Girlboss pop. And I say that with girlboss as a densely problematic concept, for my kind of feminism at least. It’s the alienated neoliberal subject pop.
Secretly, really, for me the “Tonight” song that I love the most is another Iggy song. It’s on “Lust For Life” with David Bowie singing the backup. And it’s a beautiful song, but it’s also aware of the irony of “tonight” as a pop lyric. It kind of foreshadows the whole thing. “Everyone will be alright tonight”. And that for me is my favourite kind of source. I think it’s very interesting in contrasting terms of these current pop performers and that what they’re doing with the lyrics is a different thing. But it’s just not as interesting to me.

Why?
Because it’s not about anything sustainable. Not that the Tonight-place that I’m talking about is sustainable either. It’s a place of fantasy and longing. But yeah, I guess it’s pantsuit pop. Hilary-Clinton-girlboss-pantsuit-pop. [laughs] I like epic qualities. “Total eclipse of the heart”: Forever’s gonna start tonight. Epic melodrama and hyperbole. It’s articulating unwieldy desire rather than containing desire in order to be an efficient working subject.

I guess we’re also looking at a generation that is tired of promises, because we know how futile they are.
Yeah, “tonight” is a place of future. And apparently there isn’t one. For me, it’s also that pop itself is so sophisticated and fascinating, but at the same time meaning nothing at all. And being understood and dismissed as something vacuous and disposable. But actually being of incredible importance to so many people. And again, I think this comes back to the idea of performance as labour: it’s this very specialized skill set and set of techniques. And of course they are about manipulation of audience. But they’re also very beautiful and anchoring for people.

I wonder whether you think that pop as a very specific type of myth maker is a thing of the past?
Probably. I do feel like when I’m talking about pop, I do talk about particular epochs of pop. And they do have different meanings and different kinds of effects on a generation. And that’s also industry based and media based. In how things are transmitted and disseminated and what they’re ultimately for.

For someone like you who grew up a pop fan in a fairly remote place like Tasmania, I could imagine that such a setting infuses pop with an even bigger sense of longing.
I was a kid in MTV times. So I wasn’t an internet kid.
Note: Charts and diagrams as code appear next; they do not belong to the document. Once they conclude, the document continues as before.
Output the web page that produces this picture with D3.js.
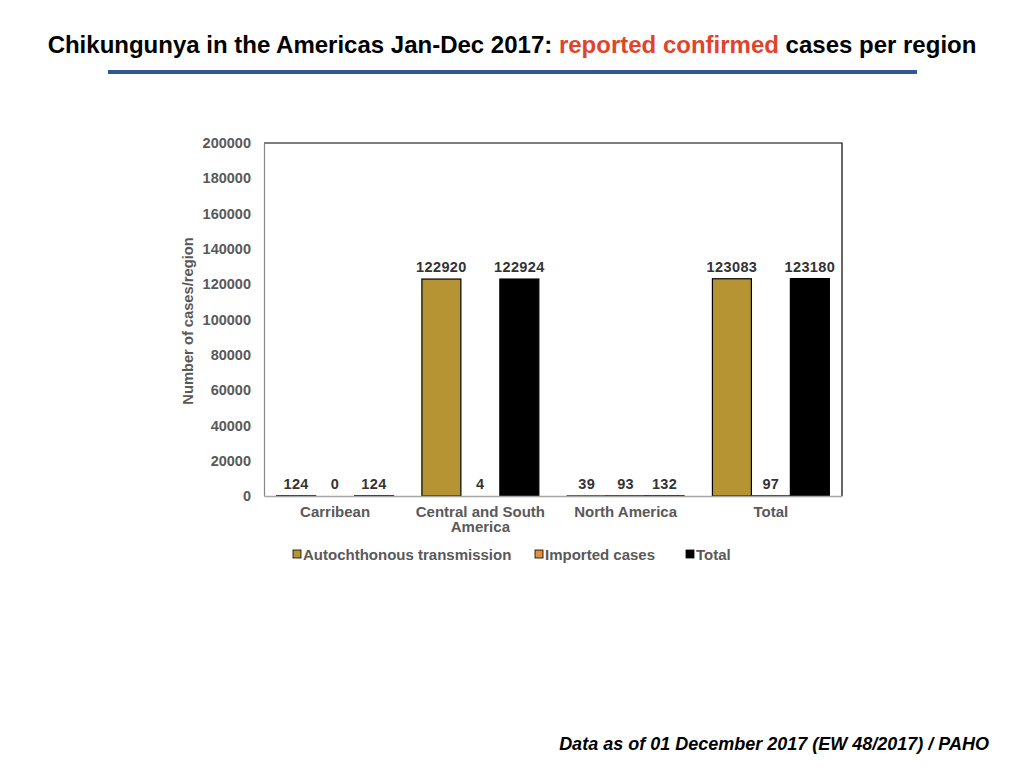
<!DOCTYPE html>
<html>
<head>
<meta charset="utf-8">
<script src="https://cdn.jsdelivr.net/npm/d3@7"></script>
<style>
  body { margin: 0; background: #fff; }
  svg { display: block; font-family: "Liberation Sans", Arial, sans-serif; }
</style>
</head>
<body>
<svg id="chart" width="1024" height="768"></svg>
<script>
// data
const regions = ["Carribean", "Central and South America", "North America", "Total"];
const regionLines = [["Carribean"], ["Central and South", "America"], ["North America"], ["Total"]];
const seriesNames = ["Autochthonous transmission", "Imported cases", "Total"];
const autochthonous = [124, 122920, 39, 123083];
const imported = [0, 4, 93, 97];
const totals = [124, 122924, 132, 123180];
const yTicks = [0, 20000, 40000, 60000, 80000, 100000, 120000, 140000, 160000, 180000, 200000];

const seriesColors = ["#B69433", "#E2913F", "#000000"];
const seriesValues = [autochthonous, imported, totals];

const svg = d3.select("#chart");

// TITLE
const title = svg.append("text")
  .attr("x", 512).attr("y", 53)
  .attr("text-anchor", "middle")
  .attr("font-size", 24).attr("font-weight", "bold")
  .attr("fill", "#000");
title.append("tspan").text("Chikungunya in the Americas Jan-Dec 2017: ");
title.append("tspan").attr("fill", "#E0452B").text("reported confirmed");
title.append("tspan").text(" cases per region");

svg.append("rect")
  .attr("x", 108).attr("y", 70).attr("width", 809).attr("height", 4)
  .attr("fill", "#2F5894");

// PLOT AREA
const plotL = 264, plotR = 842, plotT = 143, plotB = 496;

const x = d3.scaleBand().domain(regions).range([plotL, plotR])
  .paddingInner(0.195).paddingOuter(0.087);
const xs = d3.scaleBand().domain(d3.range(seriesNames.length)).range([0, x.bandwidth()]);
const y = d3.scaleLinear().domain([0, 200000]).range([plotB, plotT]);

// frame top/right
svg.append("path")
  .attr("d", `M${plotL},${plotT}H${plotR}V${plotB}`)
  .attr("fill", "none").attr("stroke", "#000").attr("stroke-width", 1.2);

// BARS
const rows = regions.map((r, i) => ({ region: r, vals: seriesValues.map(s => s[i]) }));

const groups = svg.selectAll(".grp").data(rows).enter()
  .append("g").attr("class", "grp")
  .attr("transform", d => `translate(${x(d.region)},0)`);

groups.selectAll("rect").data(d => d.vals).enter()
  .append("rect")
  .attr("x", (d, i) => xs(i))
  .attr("y", d => y(d))
  .attr("width", xs.bandwidth())
  .attr("height", d => plotB - y(d))
  .attr("fill", (d, i) => seriesColors[i])
  .attr("stroke", d => d > 10 ? "#000" : "none")
  .attr("stroke-width", 1.2);

groups.selectAll("text").data(d => d.vals).enter()
  .append("text")
  .attr("x", (d, i) => xs(i) + xs.bandwidth() / 2)
  .attr("y", d => y(d) - 7)
  .attr("text-anchor", "middle")
  .attr("font-size", 14.5).attr("font-weight", "bold")
  .attr("letter-spacing", 0.4)
  .attr("fill", "#333")
  .text(d => d);

// AXES
const yAxis = svg.append("g").attr("transform", `translate(${plotL},0)`)
  .call(d3.axisLeft(y).tickValues(yTicks).tickSize(0).tickPadding(13).tickFormat(d3.format("d")));
yAxis.select(".domain").attr("stroke", "#888").attr("stroke-width", 1.2);
yAxis.selectAll("text")
  .attr("font-family", "'Liberation Sans', Arial, sans-serif")
  .attr("font-size", 14.5).attr("font-weight", "bold").attr("fill", "#595959");

const xAxis = svg.append("g").attr("transform", `translate(0,${plotB})`)
  .call(d3.axisBottom(x).tickSize(0).tickFormat(""));
xAxis.select(".domain").attr("stroke", "#A6A6A6").attr("stroke-width", 1.5);

svg.selectAll(".xlab").data(regions).enter()
  .append("text").attr("class", "xlab")
  .attr("x", d => x(d) + x.bandwidth() / 2)
  .attr("y", 517)
  .attr("text-anchor", "middle")
  .attr("font-size", 15).attr("font-weight", "bold").attr("fill", "#595959")
  .each(function (d, i) {
    regionLines[i].forEach((line, j) => {
      d3.select(this).append("tspan")
        .attr("x", x(d) + x.bandwidth() / 2)
        .attr("dy", j === 0 ? 0 : 15)
        .text(line);
    });
  });

svg.append("text")
  .attr("transform", "translate(193,321) rotate(-90)")
  .attr("text-anchor", "middle")
  .attr("font-size", 14.7).attr("font-weight", "bold").attr("fill", "#595959")
  .text("Number of cases/region");

// LEGEND
const legendX = [293, 535, 686];
const legend = svg.selectAll(".leg").data(seriesNames).enter()
  .append("g").attr("class", "leg")
  .attr("transform", (d, i) => `translate(${legendX[i]},554)`);
legend.append("rect")
  .attr("x", 0).attr("y", -4).attr("width", 8).attr("height", 8)
  .attr("fill", (d, i) => seriesColors[i])
  .attr("stroke", "#000").attr("stroke-width", 0.8);
legend.append("text")
  .attr("x", 10).attr("y", 5.5)
  .attr("font-size", 15).attr("font-weight", "bold").attr("fill", "#595959")
  .text(d => d);

// FOOTER
svg.append("text")
  .attr("x", 989).attr("y", 750)
  .attr("text-anchor", "end")
  .attr("font-size", 18).attr("font-weight", "bold").attr("font-style", "italic")
  .attr("fill", "#000")
  .text("Data as of 01 December 2017 (EW 48/2017) / PAHO");
</script>
</body>
</html>
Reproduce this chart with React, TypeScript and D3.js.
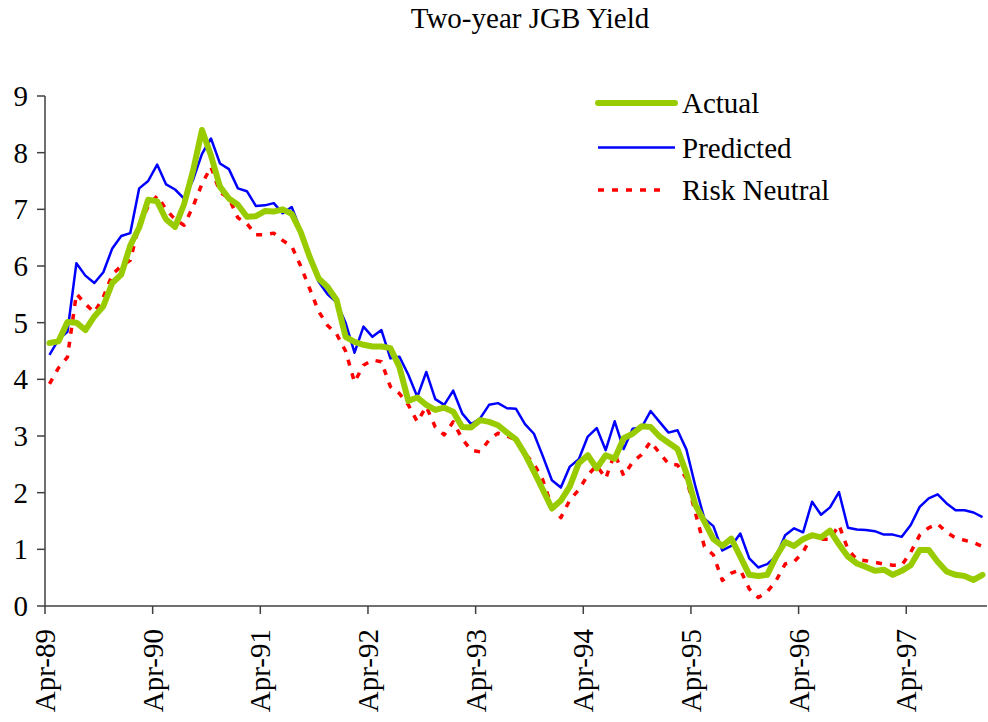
import React from "react";
import * as d3 from "d3";

const title = "Two-year JGB Yield";
const yTicks = [0, 1, 2, 3, 4, 5, 6, 7, 8, 9];
const xTickLabels = ["Apr-89", "Apr-90", "Apr-91", "Apr-92", "Apr-93", "Apr-94", "Apr-95", "Apr-96", "Apr-97"];
const monthNames = ["Apr", "May", "Jun", "Jul", "Aug", "Sep", "Oct", "Nov", "Dec", "Jan", "Feb", "Mar"];
const seriesNames = ["Actual", "Predicted", "Risk Neutral"];

const actual = [
  4.64, 4.67, 5.01, 5.0, 4.87, 5.11, 5.29, 5.7, 5.85, 6.36, 6.68, 7.17,
  7.14, 6.82, 6.69, 7.09, 7.68, 8.4, 7.95, 7.4, 7.19, 7.08, 6.87, 6.88,
  6.97, 6.96, 7.0, 6.92, 6.6, 6.16, 5.78, 5.63, 5.4, 4.75, 4.66, 4.61,
  4.58, 4.58, 4.55, 4.22, 3.62, 3.68, 3.55, 3.46, 3.5, 3.43, 3.16, 3.15,
  3.28, 3.25, 3.19, 3.06, 2.94, 2.68, 2.37, 2.05, 1.72, 1.86, 2.11, 2.52,
  2.66, 2.43, 2.66, 2.6, 2.96, 3.04, 3.17, 3.16, 2.99, 2.88, 2.77, 2.34,
  1.78, 1.49, 1.18, 1.06, 1.19, 0.87, 0.55, 0.53, 0.55, 0.87, 1.13, 1.06,
  1.18, 1.25, 1.21, 1.33, 1.09, 0.87, 0.75, 0.69, 0.62, 0.64, 0.55, 0.62,
  0.72, 0.99, 0.99, 0.78, 0.61, 0.55, 0.53, 0.46, 0.55,
];

const predicted = [
  4.43, 4.7, 4.84, 6.05, 5.83, 5.7, 5.89, 6.31, 6.53, 6.58, 7.37, 7.5,
  7.79, 7.44, 7.35, 7.19, 7.52, 7.98, 8.25, 7.81, 7.71, 7.37, 7.32, 7.06,
  7.07, 7.11, 6.93, 7.04, 6.63, 6.13, 5.72, 5.5, 5.36, 5.0, 4.47, 4.93,
  4.75, 4.87, 4.37, 4.4, 4.08, 3.69, 4.13, 3.65, 3.55, 3.8, 3.4, 3.21,
  3.31, 3.55, 3.58, 3.49, 3.48, 3.21, 3.04, 2.64, 2.22, 2.09, 2.46, 2.59,
  2.99, 3.14, 2.75, 3.26, 2.77, 3.13, 3.15, 3.44, 3.25, 3.06, 3.1, 2.76,
  2.11, 1.54, 1.41, 0.98, 1.06, 1.28, 0.84, 0.68, 0.74, 0.88, 1.25, 1.37,
  1.3, 1.84, 1.61, 1.74, 2.01, 1.38, 1.35, 1.34, 1.32, 1.26, 1.26, 1.22,
  1.43, 1.75, 1.9, 1.97, 1.81, 1.69, 1.69, 1.65, 1.57,
];

const riskNeutral = [
  3.92, 4.2, 4.39, 5.51, 5.33, 5.18, 5.45, 5.85, 6.0, 6.1, 6.72, 7.05,
  7.24, 7.0, 6.82, 6.72, 7.05, 7.45, 7.75, 7.3, 7.2, 6.85, 6.75, 6.55,
  6.55, 6.58, 6.45, 6.35, 6.0, 5.6, 5.2, 4.95, 4.8, 4.5, 3.95, 4.25,
  4.34, 4.31, 3.87, 3.75, 3.55, 3.25, 3.52, 3.16, 3.02, 3.25, 2.95, 2.75,
  2.72, 2.93, 3.05, 3.0, 2.93, 2.69, 2.51, 2.22, 1.75, 1.56, 1.87, 2.05,
  2.31, 2.48, 2.25, 2.69, 2.3, 2.54, 2.67, 2.9, 2.7, 2.51, 2.49, 2.25,
  1.64, 1.05, 0.9, 0.45, 0.58, 0.64, 0.3, 0.15, 0.25, 0.45, 0.74, 0.78,
  0.95, 1.25, 1.18, 1.18, 1.43, 1.0, 0.82, 0.8, 0.77, 0.74, 0.72, 0.72,
  0.95, 1.25, 1.38, 1.45, 1.3, 1.2, 1.16, 1.12, 1.05,
];

const categories = actual.map((_, i) => {
  const m = monthNames[i % 12];
  const yr = 89 + Math.floor((i + 3) / 12);
  return `${m}-${String(yr % 100).padStart(2, "0")}`;
});

const FONT = "'Times New Roman', 'Liberation Serif', serif";

export default function App() {
  const W = 988, H = 722;
  const left = 45, right = 987, top = 96, bottom = 606;
  const n = categories.length;
  const x = d3.scaleLinear().domain([0, n]).range([left, right]);
  const y = d3.scaleLinear().domain([0, 9]).range([bottom, top]);
  const line = d3
    .line<number>()
    .x((_, i) => x(i + 0.5))
    .y((d) => y(d));

  const series = [
    { name: seriesNames[0], data: actual, color: "#99CC00", width: 6, dash: undefined as string | undefined, cap: "round" },
    { name: seriesNames[1], data: predicted, color: "#0000FF", width: 2.5, dash: undefined, cap: "butt" },
    { name: seriesNames[2], data: riskNeutral, color: "#FF0000", width: 3.5, dash: "6,8", cap: "butt" },
  ];
  const drawOrder = [series[2], series[1], series[0]];
  const legendY = [103, 147.5, 190];

  return (
    <svg width={W} height={H} style={{ position: "absolute", left: 0, top: 0, background: "#fff" }} fontFamily={FONT}>
      <rect x={0} y={0} width={W} height={H} fill="#fff" />
      <text x={530} y={28} textAnchor="middle" fontSize={29} fill="#000">{title}</text>

      {/* y axis */}
      <line x1={left} y1={top} x2={left} y2={bottom} stroke="#404040" strokeWidth={1.5} />
      {yTicks.map((t) => (
        <g key={t}>
          <line x1={left - 8} x2={left} y1={y(t)} y2={y(t)} stroke="#404040" strokeWidth={1.5} />
          <text x={28} y={y(t)} dy="0.35em" textAnchor="end" fontSize={29} fill="#000">{t}</text>
        </g>
      ))}

      {/* x axis */}
      <line x1={left} y1={bottom} x2={right} y2={bottom} stroke="#404040" strokeWidth={1.5} />
      {xTickLabels.map((lab) => {
        const idx = categories.indexOf(lab);
        const xx = x(idx);
        return (
          <g key={lab}>
            <line x1={xx} x2={xx} y1={bottom} y2={bottom + 8} stroke="#404040" strokeWidth={1.5} />
            <text
              transform={`translate(${xx},629) rotate(-90)`}
              dy="0.35em"
              textAnchor="end"
              fontSize={29}
              fill="#000"
            >
              {lab}
            </text>
          </g>
        );
      })}

      {/* series */}
      {drawOrder.map((s) => (
        <path
          key={s.name}
          d={line(s.data) || ""}
          fill="none"
          stroke={s.color}
          strokeWidth={s.width}
          strokeDasharray={s.dash}
          strokeLinejoin="round"
          strokeLinecap={s.cap as any}
        />
      ))}

      {/* legend */}
      {series.map((s, i) => (
        <g key={s.name}>
          <line
            x1={598}
            x2={s.dash ? 668 : 675}
            y1={legendY[i]}
            y2={legendY[i]}
            stroke={s.color}
            strokeWidth={s.width}
            strokeDasharray={s.dash}
            strokeLinecap={s.cap as any}
          />
          <text x={682} y={legendY[i]} dy="0.35em" fontSize={29} fill="#000">{s.name}</text>
        </g>
      ))}
    </svg>
  );
}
There was this MTV show called “Rage”, which played music videos all Friday and Saturday night. And I would tape them and my brother and I, we would watch them over and over again. I grew up in a very musical household. My dad was in bands and ended up having a record store when I was a teen and we listened to lots of different music and I always had access to a very broad history of music. So I learned from my dad, really, this thing of being desperately invested in music and allowing myself to be completely carried away by the myths and the mythologies of pop music. And it definitely was the soundtrack to a very rich fantasy life.

Who, then, were the most fantastical pop gods for you when you were young?
David Bowie, I just love him and his insistent shape-shifting. I remember I got a David Bowie calendar one year for Christmas when I was quite young. And I remember opening it up and looking at my mum and going: I just love him. Punkt [original auf Deutsch]. [laughs] Also early 90’s-Madonna. And now it’s Rihanna.

So she’s not a girlboss popstar for you?
No, she’s absolutely not. She’s far more interesting than that. And she’s far less cynical than that. She’s really embodied and sensual and fierce and amazing. I love her. I think she’s fucking brilliant.